Problem description
Everything from the first line to the line containing "(h4) at (1076,54)" is to be repeated exactly; nothing past it.

Collected material
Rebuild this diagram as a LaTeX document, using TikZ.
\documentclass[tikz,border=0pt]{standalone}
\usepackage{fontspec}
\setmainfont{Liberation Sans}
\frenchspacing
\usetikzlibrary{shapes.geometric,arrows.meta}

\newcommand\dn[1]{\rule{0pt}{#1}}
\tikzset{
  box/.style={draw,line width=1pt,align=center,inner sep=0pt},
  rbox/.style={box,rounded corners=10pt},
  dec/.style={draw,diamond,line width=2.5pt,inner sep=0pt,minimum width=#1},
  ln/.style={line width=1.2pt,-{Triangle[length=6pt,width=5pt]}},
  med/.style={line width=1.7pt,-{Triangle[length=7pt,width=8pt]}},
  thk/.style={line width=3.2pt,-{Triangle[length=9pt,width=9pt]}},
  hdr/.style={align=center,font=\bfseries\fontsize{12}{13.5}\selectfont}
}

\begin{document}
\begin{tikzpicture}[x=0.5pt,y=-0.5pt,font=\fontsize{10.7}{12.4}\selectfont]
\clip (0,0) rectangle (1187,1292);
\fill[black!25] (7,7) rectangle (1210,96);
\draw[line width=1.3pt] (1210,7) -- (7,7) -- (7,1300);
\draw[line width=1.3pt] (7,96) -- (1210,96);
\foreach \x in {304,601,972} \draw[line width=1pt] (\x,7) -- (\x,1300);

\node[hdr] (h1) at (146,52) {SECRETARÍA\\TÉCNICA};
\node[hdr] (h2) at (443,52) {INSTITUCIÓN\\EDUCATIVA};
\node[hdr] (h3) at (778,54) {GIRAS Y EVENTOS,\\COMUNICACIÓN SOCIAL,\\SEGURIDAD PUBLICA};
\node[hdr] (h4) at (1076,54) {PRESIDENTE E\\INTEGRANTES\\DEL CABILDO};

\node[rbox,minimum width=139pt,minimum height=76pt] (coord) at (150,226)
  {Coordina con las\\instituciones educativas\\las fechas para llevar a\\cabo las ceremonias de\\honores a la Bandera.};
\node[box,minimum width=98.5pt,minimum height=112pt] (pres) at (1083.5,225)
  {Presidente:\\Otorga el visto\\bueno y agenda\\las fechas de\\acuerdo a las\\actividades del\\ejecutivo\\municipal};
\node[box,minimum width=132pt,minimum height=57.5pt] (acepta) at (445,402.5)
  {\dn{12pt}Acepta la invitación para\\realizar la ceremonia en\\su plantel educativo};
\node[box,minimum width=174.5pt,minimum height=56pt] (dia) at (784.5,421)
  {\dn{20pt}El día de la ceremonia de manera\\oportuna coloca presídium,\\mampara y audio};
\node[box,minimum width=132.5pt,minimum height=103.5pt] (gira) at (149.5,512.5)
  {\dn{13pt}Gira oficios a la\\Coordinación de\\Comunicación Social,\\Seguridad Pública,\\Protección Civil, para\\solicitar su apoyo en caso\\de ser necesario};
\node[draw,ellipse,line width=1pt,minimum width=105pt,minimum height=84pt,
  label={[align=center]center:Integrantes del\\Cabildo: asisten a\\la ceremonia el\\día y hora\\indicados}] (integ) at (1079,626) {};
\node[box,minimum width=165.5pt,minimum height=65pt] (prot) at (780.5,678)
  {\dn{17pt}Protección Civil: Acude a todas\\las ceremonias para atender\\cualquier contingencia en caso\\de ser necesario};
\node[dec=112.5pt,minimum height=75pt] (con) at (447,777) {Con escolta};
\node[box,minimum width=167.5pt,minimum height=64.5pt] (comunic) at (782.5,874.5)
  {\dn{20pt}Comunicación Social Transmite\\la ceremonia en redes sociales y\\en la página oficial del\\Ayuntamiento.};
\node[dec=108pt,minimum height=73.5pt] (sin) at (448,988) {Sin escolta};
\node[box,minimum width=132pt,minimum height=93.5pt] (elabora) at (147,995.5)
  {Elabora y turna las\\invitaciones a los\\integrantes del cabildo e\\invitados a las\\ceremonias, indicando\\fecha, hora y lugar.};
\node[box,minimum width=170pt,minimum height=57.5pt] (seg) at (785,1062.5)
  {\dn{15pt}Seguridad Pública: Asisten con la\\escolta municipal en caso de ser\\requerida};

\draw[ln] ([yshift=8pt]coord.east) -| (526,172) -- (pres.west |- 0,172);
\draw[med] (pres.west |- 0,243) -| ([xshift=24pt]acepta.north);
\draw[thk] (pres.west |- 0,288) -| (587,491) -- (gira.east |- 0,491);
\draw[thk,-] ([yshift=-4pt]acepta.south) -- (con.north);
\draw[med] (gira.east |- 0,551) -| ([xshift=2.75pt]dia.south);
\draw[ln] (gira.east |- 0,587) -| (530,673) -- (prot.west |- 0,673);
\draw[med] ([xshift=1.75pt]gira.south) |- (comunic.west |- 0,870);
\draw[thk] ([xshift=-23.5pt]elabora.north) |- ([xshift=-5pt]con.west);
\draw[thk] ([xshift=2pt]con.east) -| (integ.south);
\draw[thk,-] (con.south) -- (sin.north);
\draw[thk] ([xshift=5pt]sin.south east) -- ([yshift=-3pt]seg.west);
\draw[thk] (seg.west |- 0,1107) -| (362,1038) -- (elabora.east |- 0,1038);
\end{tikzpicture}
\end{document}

Result
Rebuild this diagram as a LaTeX document, using TikZ.
\documentclass[tikz,border=0pt]{standalone}
\usepackage{fontspec}
\setmainfont{Liberation Sans}
\frenchspacing
\usetikzlibrary{shapes.geometric,arrows.meta}

\newcommand\dn[1]{\rule{0pt}{#1}}
\tikzset{
  box/.style={draw,line width=1pt,align=center,inner sep=0pt},
  rbox/.style={box,rounded corners=10pt},
  dec/.style={draw,diamond,line width=2.5pt,inner sep=0pt,minimum width=#1},
  ln/.style={line width=1.2pt,-{Triangle[length=6pt,width=5pt]}},
  med/.style={line width=1.7pt,-{Triangle[length=7pt,width=8pt]}},
  thk/.style={line width=3.2pt,-{Triangle[length=9pt,width=9pt]}},
  hdr/.style={align=center,font=\bfseries\fontsize{12}{13.5}\selectfont}
}

\begin{document}
\begin{tikzpicture}[x=0.5pt,y=-0.5pt,font=\fontsize{10.7}{12.4}\selectfont]
\clip (0,0) rectangle (1187,1292);
\fill[black!25] (7,7) rectangle (1210,96);
\draw[line width=1.3pt] (1210,7) -- (7,7) -- (7,1300);
\draw[line width=1.3pt] (7,96) -- (1210,96);
\foreach \x in {304,601,972} \draw[line width=1pt] (\x,7) -- (\x,1300);

\node[hdr] (h1) at (146,52) {SECRETARÍA\\TÉCNICA};
\node[hdr] (h2) at (443,52) {INSTITUCIÓN\\EDUCATIVA};
\node[hdr] (h3) at (778,54) {GIRAS Y EVENTOS,\\COMUNICACIÓN SOCIAL,\\SEGURIDAD PUBLICA};
\node[hdr] (h4) at (1076,54) {PRESIDENTE E\\INTEGRANTES\\DEL CABILDO};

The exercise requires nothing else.